Typescript function accepting incorrect argument with no error

Question

Case 1: No errors detected when "randomKey" is passed down to doMethod.

interface Options {
 bar: string;
 foo?: number;
}

function doMethod(options: Options) {
 console.log(options);
}


const options = {
 bar: 'bar',
 foo: 123,
 randomKey: 231,
}
doMethod(options); // No errors appear!
console.log(options);

Case 2: Errors only appears after when options are directly passed into the function

interface Options {
 bar: string;
 foo?: number;
}

function doMethod(options: Options) {
 console.log(options);
}

doMethod({
 bar: 'bar',
 foo: 123,
 randomKey: 231, // ERROR: "Object literal may only specify known properties, and 'randomKey' does not exist in type 'Options'."
});

console.log(options); // In this scenario, I cannot console log options

The silent error is tough to find. You can easily misspell a word for example, and things might not happen they way you want it.

What happens when you misspell "foo", like "fooo"? The silent error would still occur.

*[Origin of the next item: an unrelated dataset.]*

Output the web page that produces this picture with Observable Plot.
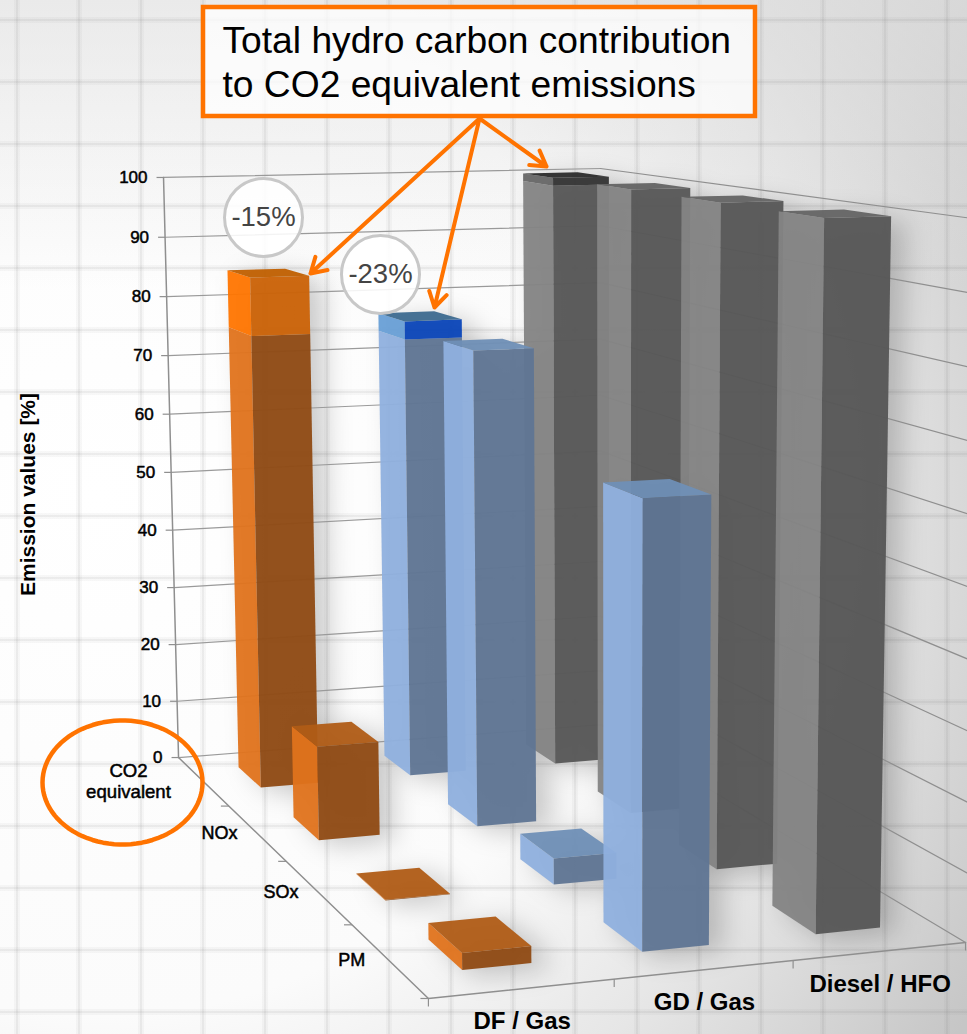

You expect "foo" to trigger something but would not in this case if you spelt "fooo".

Answer 1

TypeScript provides a concept of Freshness (also called strict object literal checking) to make it easier to type check object literals that would otherwise be structurally type compatible.

-- Source TypeScript Deep Dive

Follow the link above, it's explains quite clear on this topic.

Here I'll explain briefly with your scenario.

// case 1: no error
const options = { bar: 'bar', foo: 123, randomKey: 231 };
doMethod(options);

// case 2: error
doMethod({ bar: 'bar', foo: 123, randomKey: 231 });

In runtime JavaScript, both use case should just work. That's true because JS is weak-typed, extra keys in an object cause no harm in runtime.

Back to TS, you specify that doMethod(options) shall accept options that has the shape { bar: string; foo?: number }. This is stating your minimum requirement for the input to doMethod. Input with extra keys? No problem, that's how JS works.

Then, why in the world would TS throw error on you in case 2?

Because TS want you to know that extra randomKey is unnecessary! Even though it does no harm.

This is the idea behind the freshness concept. An analog would be like:

function add(a: number, b: number) { return a + b };

add(1, 2, 3); // TS Error

Though in JS runtime, that usage still work, you probably don't mean that. So TS warns you about it ahead of time.

---

To answer the second part of your question, what if you just want to preserve the freshness of object, what if you want the exact shape of input to be strictly checked? There is a solution with drawback:

type ExactShape<T, R> = T extends R
  ? Required<R> extends T
    ? T
    : never
  : never

function doMethod<T>(options: ExactShape<T, Options>) {
   console.log(options);
}

TypeScript Playground Live Demo

This time TS will throw error like you wish. But the drawback is, when mouse hover on error, it will no longer tell useful info why you're wrong.